* Exercise brief
Retype the opening lines of the listing below, ending with the line that contains "import plotly.graph_objects as go", and leave out any pictures.
## START Records for this task
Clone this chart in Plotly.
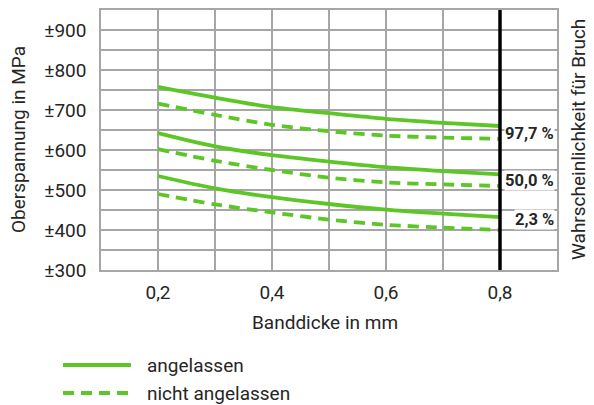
import plotly.graph_objects as go

# ---- data ----
banddicke = [0.2, 0.3, 0.4, 0.5, 0.6, 0.7, 0.8]
ang_977 = [758, 731, 707, 692, 678, 668, 660]
nicht_977 = [716, 688, 663, 647, 636, 631, 628]
ang_500 = [642, 609, 587, 571, 557, 547, 539]
nicht_500 = [602, 573, 550, 531, 519, 514, 510]
ang_23 = [535, 504, 482, 465, 451, 441, 432]
nicht_23 = [490, 464, 444, 426, 413, 406, 400]
prob_labels = ["97,7 %", "50,0 %", "2,3 %"]
prob_label_y = [642, 525, 427]
legend_names = ["angelassen", "nicht angelassen"]
y_ticks = list(range(300, 951, 50))
y_ticktext = [("±%d" % v if v % 100 == 0 and v < 950 else "") for v in y_ticks]
x_ticks = [0.1, 0.2, 0.3, 0.4, 0.5, 0.6, 0.7, 0.8, 0.9]
x_ticktext = ["", "0,2", "", "0,4", "", "0,6", "", "0,8", ""]

GREEN = "#5cc627"
FONT = "Roboto, Liberation Sans, sans-serif"
TXT = "#262626"
GRID = "#a6a6a6"
DASH = "11px,7px"
FS = 19
LW = 3.8

# page has an 8px body margin; target plot box in screen pixels
OFF = 8
W, H = 594 - OFF, 405 - OFF
PL, PR, PT, PB = 101, 557, 10, 270
ML, MR, MT, MB = PL - OFF, (OFF + W) - PR, PT - OFF, (OFF + H) - PB
PW, PH = PR - PL, PB - PT


def px_x(p):
    return (p - PL) / PW


def px_y(p):
    return (PB - p) / PH


fig = go.Figure()
series = [
    (ang_977, "solid"), (nicht_977, DASH),
    (ang_500, "solid"), (nicht_500, DASH),
    (ang_23, "solid"), (nicht_23, DASH),
]
for ys, dash in series:
    fig.add_trace(go.Scatter(
        x=banddicke, y=ys, mode="lines", showlegend=False, hoverinfo="x+y",
        line=dict(color=GREEN, width=LW, dash=dash, shape="spline", smoothing=0.8),
    ))

fig.add_shape(type="line", xref="x", yref="y", x0=0.8, x1=0.8, y0=300, y1=950,
              line=dict(color="black", width=3.5))

for lab, yv in zip(prob_labels, prob_label_y):
    fig.add_annotation(x=0.8965, y=yv, xref="x", yref="y", text="<b>%s</b>" % lab,
                       showarrow=False, xanchor="right", yanchor="middle",
                       bgcolor="white", borderpad=0,
                       font=dict(family=FONT, size=16.5, color=TXT))

# axis titles
fig.add_annotation(x=px_x(578), y=px_y(140), xref="paper", yref="paper",
                   text="Wahrscheinlichkeit für Bruch", showarrow=False, textangle=-90,
                   xanchor="center", yanchor="middle",
                   font=dict(family=FONT, size=FS, color=TXT))
fig.add_annotation(x=px_x(18), y=px_y(140), xref="paper", yref="paper",
                   text="Oberspannung in MPa", showarrow=False, textangle=-90,
                   xanchor="center", yanchor="middle",
                   font=dict(family=FONT, size=FS, color=TXT))
fig.add_annotation(x=px_x(325), y=px_y(322), xref="paper", yref="paper",
                   text="Banddicke in mm", showarrow=False,
                   xanchor="center", yanchor="middle",
                   font=dict(family=FONT, size=FS, color=TXT))

# legend (drawn manually to match the long line samples)
for name, dash, ypx in zip(legend_names, ["solid", DASH], [365, 393]):
    fig.add_shape(type="line", xref="paper", yref="paper",
                  x0=px_x(63), x1=px_x(131), y0=px_y(ypx), y1=px_y(ypx),
                  line=dict(color=GREEN, width=LW, dash=dash))
    fig.add_annotation(x=px_x(145), y=px_y(ypx), xref="paper", yref="paper", text=name,
                       showarrow=False, xanchor="left", yanchor="middle",
                       font=dict(family=FONT, size=FS, color=TXT))

axis_common = dict(showline=True, linecolor=GRID, linewidth=1.5, mirror=True,
                   showgrid=True, gridcolor=GRID, gridwidth=1.5, zeroline=False,
                   ticks="", automargin=False, tickfont=dict(family=FONT, size=FS, color=TXT))

fig.update_layout(
    width=W, height=H,
    margin=dict(l=ML, r=MR, t=MT, b=MB),
    paper_bgcolor="white", plot_bgcolor="white",
    font=dict(family=FONT, size=FS, color=TXT),
    showlegend=False,
    xaxis=dict(range=[0.1, 0.9], tickvals=x_ticks, ticktext=x_ticktext, ticklabelstandoff=4,
               **axis_common),
    yaxis=dict(range=[300, 950], tickvals=y_ticks, ticktext=y_ticktext, ticklabelstandoff=9,
               **axis_common),
)

fig.write_html("out.html")
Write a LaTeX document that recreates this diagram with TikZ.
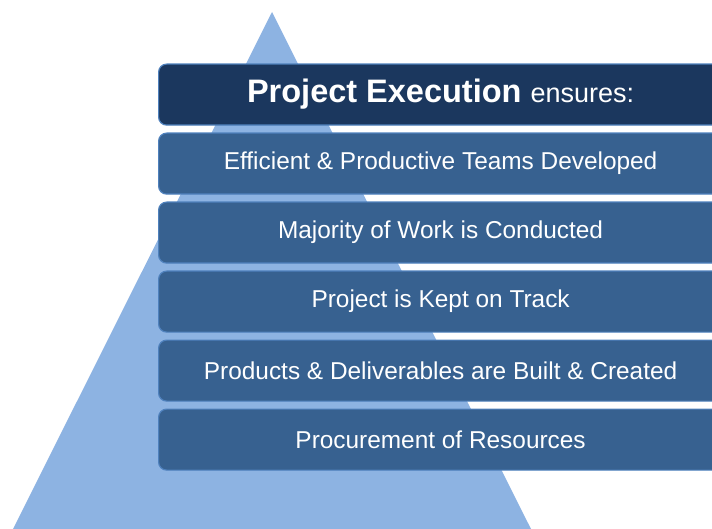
## END Records for this task
* Task output
Clone this chart in Plotly.
import plotly.graph_objects as go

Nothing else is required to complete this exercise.